Coisas para que os investidores costumam olhar como “fumos” de instabilidade, também devem estar a contribuir para a curva descendente em que o investimento em Angola entrou. A violenta repressão policial ocorrida no Cafunfo contra uma manifestação de jovens não voltou a repetir-se e a urbanidade da polícia face a manifestações de protesto em Luanda parece estar a fazer carreira. Mas o descontentamento da população, especialmente notório em Luanda, onde ninguém parece fazer-se rogado nas críticas a um regime aparentemente pouco disposto a fazer concessões, esse é impossível deixar de ver senão como um foco de instabilidade político-social.
Maus presságios
À pressão exercida sobre João Lourenço pela tormenta em que navega a nau de que em 2017 foi feito capitão, leva-o agora a seguir uma linha de apaziguamento com franjas do partido e do regime que tem por descontentes consigo próprio e com a sua “prestação”. Parece impelido pela ideia de que ou serena e reagrupa à sua volta o partido ou, o mais certo, é que a sua recandidatura ao cargo, em 2022, corra o risco de vir a ser preterida. Foi assim que se desdobrou em gestos de reaproximação ao seu antecessor e à “família Neto” ou que recuperou para a política activa figuras antes pouco estimáveis, como Fontes Pereira, Rui Falcão ou Bento Bento.
A mão que João Lourenço vai estendendo aos seus adversários internos parece também reflexo da conveniência de “unir o partido” no aceso combate político-eleitoral aberto contra o aguerrido líder da UNITA, tendo em vista o propósito de o enfraquecer e isolar. Os “profetas” do regime parecem acreditar que o clima de descontentamento existente no país acabará por se virar contra o MPLA se Adalberto o puder explorar tirando partido do trunfo de líderar um partido histórico e bem implantado na população, por essa razão também capaz de congregar à sua volta toda a oposição credível e a apresentar-se como elemento aglutinador da população descontente.

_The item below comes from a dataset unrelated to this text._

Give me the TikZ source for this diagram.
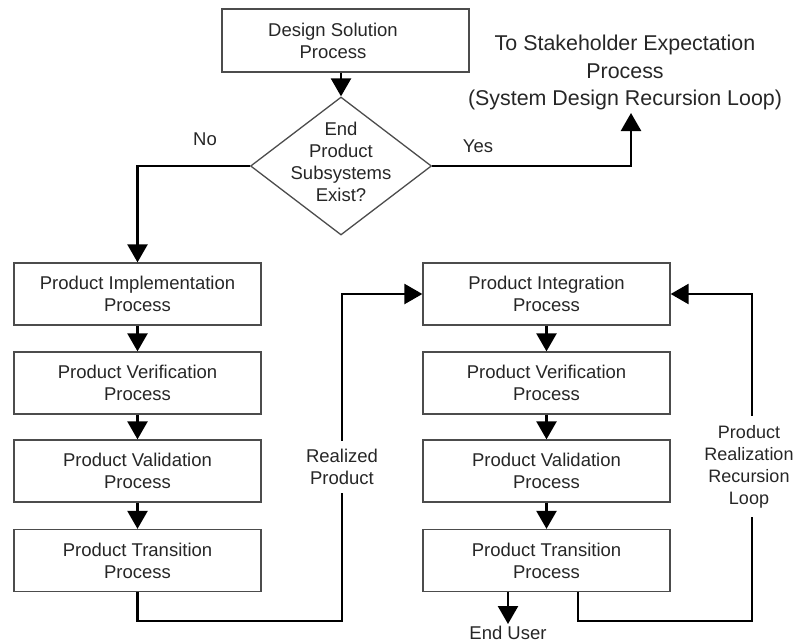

O encosto seguro que João Lourenço trata de encontrar no MPLA não é considerado um bom presságio. O conforto que parece querer fazer disso para lidar com a impopularidade a que passou a ser votado ou com o efeito “boomerang” provocado pela desaustinada campanha contra Adalberto, há-de ter um preço. O MPLA puro e duro em que se acolhe, diz-se que tem a corrupção e o imobilismo “na massa do sangue”. Teme-se, por isso, que o combate à corrupção e as reformas de João Lourenço acabem por ir entrando em exercícios findos. Ainda que pareça que não.